Elon Musk's control over SpaceX post-IPO exemplifies an unprecedented level of founder dominance in a major aerospace company, with Musk maintaining over 50% voting power and key decision-making authority. This consolidation of power highlights a shift towards more centralized control in the tech and aerospace industries, raising questions about shareholder influence and corporate governance. For consumers and investors, it underscores the growing influence of individual founders in shaping company directions and innovations.

Key Takeaways

Elon Musk has incredible sway over the companies he leads. And while he already calls himself “TechnoKing” at Tesla, he is a real ruler over SpaceX, wielding an unprecedented level of control over one of the most valuable companies in the world.

Musk’s monarchical grip on SpaceX was finally laid bare in the company’s IPO filing made public on Wednesday.

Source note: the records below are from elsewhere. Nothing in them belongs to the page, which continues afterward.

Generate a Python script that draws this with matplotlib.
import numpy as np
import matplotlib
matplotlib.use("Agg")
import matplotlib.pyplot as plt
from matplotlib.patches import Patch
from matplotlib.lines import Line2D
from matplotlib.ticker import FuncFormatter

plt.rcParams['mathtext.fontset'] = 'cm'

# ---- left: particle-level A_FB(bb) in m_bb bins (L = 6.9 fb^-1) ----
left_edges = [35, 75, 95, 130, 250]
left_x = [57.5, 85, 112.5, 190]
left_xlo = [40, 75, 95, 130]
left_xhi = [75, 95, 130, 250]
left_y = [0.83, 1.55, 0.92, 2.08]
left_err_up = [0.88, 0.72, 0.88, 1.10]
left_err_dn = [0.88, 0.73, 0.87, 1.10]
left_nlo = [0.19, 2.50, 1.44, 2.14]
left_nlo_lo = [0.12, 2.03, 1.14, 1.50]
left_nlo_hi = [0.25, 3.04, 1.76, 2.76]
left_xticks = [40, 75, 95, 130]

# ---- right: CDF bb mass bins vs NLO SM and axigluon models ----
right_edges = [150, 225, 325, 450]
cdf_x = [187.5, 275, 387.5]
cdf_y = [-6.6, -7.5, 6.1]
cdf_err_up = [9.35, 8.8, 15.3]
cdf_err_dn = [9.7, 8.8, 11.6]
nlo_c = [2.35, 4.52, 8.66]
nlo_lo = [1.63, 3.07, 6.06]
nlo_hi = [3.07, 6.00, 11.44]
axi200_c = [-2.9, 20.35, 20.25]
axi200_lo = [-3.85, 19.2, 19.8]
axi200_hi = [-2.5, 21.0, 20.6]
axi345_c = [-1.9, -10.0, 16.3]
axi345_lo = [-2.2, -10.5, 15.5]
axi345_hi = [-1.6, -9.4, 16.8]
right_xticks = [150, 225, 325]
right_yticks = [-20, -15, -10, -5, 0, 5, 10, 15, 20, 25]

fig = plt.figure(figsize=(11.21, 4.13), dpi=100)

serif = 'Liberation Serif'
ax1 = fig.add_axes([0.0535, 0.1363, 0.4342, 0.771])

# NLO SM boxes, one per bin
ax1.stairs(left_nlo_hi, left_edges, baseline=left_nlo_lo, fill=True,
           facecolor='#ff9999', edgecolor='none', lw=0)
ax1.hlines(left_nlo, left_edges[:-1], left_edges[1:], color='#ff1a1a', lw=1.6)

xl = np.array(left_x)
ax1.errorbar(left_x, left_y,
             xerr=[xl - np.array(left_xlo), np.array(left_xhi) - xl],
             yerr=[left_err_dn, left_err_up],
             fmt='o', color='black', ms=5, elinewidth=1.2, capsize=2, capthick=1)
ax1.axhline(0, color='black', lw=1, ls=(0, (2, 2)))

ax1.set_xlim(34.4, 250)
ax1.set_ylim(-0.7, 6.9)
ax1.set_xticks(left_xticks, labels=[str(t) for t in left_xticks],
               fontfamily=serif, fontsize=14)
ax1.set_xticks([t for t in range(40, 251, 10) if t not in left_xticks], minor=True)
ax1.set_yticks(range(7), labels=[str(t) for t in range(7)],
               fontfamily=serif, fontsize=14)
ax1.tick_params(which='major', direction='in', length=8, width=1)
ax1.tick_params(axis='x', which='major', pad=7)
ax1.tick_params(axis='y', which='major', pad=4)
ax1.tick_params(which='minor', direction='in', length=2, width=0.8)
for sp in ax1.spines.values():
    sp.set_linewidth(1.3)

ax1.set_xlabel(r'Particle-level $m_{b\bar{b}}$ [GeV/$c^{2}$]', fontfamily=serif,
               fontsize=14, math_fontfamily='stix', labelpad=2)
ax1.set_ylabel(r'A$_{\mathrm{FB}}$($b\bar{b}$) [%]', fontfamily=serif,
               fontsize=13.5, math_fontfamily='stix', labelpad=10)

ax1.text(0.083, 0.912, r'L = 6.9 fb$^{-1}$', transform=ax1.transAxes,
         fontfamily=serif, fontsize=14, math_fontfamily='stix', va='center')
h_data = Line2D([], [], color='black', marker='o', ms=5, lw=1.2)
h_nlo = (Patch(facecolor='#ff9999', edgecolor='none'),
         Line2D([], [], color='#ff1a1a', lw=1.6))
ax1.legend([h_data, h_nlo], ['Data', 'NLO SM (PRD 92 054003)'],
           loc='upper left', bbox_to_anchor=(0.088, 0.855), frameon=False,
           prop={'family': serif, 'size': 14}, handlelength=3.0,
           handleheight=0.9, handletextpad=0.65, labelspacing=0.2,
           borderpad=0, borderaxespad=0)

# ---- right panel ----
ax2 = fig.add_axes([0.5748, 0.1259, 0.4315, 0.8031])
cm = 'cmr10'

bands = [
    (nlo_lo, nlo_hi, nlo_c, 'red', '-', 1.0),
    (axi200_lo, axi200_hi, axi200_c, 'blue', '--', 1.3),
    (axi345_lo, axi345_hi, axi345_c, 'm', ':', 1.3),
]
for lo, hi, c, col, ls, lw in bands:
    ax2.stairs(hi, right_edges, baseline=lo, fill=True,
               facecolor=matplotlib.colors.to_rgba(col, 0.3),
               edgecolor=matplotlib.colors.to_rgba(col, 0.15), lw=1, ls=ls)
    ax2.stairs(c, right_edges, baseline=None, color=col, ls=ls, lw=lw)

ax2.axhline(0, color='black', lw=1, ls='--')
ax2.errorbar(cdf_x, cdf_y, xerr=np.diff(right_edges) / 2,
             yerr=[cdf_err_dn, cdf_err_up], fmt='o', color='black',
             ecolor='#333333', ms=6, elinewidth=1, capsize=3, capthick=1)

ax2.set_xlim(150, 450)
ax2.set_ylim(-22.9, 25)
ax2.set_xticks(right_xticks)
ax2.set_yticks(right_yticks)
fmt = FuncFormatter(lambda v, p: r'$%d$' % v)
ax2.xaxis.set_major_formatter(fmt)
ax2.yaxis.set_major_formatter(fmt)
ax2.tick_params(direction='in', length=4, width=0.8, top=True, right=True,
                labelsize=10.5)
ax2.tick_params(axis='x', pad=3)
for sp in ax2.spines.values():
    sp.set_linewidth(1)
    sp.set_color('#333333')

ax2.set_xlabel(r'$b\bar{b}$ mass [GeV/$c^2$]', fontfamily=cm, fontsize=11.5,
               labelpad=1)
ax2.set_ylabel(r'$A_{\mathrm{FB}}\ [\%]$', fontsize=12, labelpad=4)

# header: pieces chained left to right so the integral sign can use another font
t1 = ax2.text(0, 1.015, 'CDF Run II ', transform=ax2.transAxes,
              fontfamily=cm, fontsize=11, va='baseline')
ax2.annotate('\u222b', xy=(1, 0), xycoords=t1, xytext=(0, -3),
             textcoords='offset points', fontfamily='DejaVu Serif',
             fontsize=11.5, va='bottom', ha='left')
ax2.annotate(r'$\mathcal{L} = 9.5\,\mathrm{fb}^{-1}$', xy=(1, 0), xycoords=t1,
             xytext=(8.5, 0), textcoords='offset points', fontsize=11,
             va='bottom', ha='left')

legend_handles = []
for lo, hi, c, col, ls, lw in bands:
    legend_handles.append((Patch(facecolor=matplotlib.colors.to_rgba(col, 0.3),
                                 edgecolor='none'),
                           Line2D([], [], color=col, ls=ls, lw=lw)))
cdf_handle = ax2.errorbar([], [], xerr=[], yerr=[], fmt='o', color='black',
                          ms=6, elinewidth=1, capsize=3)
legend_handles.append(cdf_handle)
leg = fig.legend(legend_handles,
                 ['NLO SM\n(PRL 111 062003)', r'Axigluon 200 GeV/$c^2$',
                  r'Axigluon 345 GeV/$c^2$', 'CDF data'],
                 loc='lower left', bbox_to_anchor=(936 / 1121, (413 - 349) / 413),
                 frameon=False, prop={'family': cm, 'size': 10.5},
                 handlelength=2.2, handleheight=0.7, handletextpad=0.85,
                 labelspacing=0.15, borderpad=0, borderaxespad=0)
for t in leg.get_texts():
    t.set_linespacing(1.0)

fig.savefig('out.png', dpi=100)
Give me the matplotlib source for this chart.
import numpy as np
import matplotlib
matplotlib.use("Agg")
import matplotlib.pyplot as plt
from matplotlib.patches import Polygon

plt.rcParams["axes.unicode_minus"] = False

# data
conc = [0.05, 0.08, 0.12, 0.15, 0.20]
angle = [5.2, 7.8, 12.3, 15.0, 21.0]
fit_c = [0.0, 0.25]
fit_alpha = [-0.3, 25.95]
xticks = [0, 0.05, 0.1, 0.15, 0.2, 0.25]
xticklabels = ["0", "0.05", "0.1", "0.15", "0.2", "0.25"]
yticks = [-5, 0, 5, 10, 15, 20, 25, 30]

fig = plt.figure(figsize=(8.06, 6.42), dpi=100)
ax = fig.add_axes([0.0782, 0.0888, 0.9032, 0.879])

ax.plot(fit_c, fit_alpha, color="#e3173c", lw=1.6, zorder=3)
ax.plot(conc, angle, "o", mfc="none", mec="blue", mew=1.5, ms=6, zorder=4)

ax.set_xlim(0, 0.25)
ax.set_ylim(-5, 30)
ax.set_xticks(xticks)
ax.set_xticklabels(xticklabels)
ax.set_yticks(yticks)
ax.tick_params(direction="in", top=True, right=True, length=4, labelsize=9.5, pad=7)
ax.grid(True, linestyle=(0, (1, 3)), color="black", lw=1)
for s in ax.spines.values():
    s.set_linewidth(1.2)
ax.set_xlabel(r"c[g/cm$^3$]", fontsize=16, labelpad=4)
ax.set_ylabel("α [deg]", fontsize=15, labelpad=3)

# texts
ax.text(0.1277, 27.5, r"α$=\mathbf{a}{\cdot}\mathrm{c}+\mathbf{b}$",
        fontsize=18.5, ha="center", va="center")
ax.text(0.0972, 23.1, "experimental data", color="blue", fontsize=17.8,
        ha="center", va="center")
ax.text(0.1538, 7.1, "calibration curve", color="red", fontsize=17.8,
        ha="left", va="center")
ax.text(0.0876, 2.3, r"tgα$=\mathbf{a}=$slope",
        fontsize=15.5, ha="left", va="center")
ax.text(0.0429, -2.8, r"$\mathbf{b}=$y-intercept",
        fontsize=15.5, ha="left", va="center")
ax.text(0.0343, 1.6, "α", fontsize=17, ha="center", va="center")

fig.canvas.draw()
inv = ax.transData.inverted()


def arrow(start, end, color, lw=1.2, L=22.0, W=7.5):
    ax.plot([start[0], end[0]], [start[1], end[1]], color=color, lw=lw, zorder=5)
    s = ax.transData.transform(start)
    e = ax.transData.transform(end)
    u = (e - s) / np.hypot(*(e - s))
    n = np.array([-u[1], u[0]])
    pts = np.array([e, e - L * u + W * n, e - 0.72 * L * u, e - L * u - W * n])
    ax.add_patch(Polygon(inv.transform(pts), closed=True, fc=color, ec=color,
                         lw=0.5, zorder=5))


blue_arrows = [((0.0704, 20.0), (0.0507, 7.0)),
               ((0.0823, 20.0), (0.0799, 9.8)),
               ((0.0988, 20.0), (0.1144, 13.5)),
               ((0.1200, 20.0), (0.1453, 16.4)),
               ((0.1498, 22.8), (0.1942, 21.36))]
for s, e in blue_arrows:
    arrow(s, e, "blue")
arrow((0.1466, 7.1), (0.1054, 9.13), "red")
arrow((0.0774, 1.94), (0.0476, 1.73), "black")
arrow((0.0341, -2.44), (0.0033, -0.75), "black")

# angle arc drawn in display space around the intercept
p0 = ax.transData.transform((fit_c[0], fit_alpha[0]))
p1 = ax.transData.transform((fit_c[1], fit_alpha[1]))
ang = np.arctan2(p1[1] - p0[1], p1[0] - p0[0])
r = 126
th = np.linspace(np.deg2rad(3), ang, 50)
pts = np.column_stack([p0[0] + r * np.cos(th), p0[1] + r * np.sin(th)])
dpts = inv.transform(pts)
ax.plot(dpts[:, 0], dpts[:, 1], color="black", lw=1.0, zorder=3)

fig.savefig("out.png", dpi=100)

Post-IPO, Musk will be CEO, CTO, and chairman of SpaceX’s board, and will have more than 50% of the voting power, giving him the ability to appoint directors as he sees fit. He essentially cannot be fired.

The company has placed limits on how shareholders can file legal challenges, and it will benefit from a far more permissive regulatory regime in Texas, its home state – an environment Musk helped create when he loudly moved Tesla’s incorporation there from Delaware.

As SpaceX bluntly tells prospective investors in the filing: “This will limit or preclude your ability to influence corporate matters and the election of our directors.”

More control than Mark

Tech founders have enjoyed increased control over public companies over the last two decades, especially as Google, Meta (then Facebook) and other tech firms went public with dual-class shares.

But Musk and SpaceX are taking things much further, according to Ann Lipton, professor of law at the University of Colorado.

Lipton argued, in a blog published last Friday, that Musk is obliterating the three most powerful levers that shareholders can typically pull to pressure a public company’s top executive.

The first is voting. SpaceX uses a dual-class structure, with Musk holding 93.6% of the Class B super-voting shares that won’t be available to the public in the offering.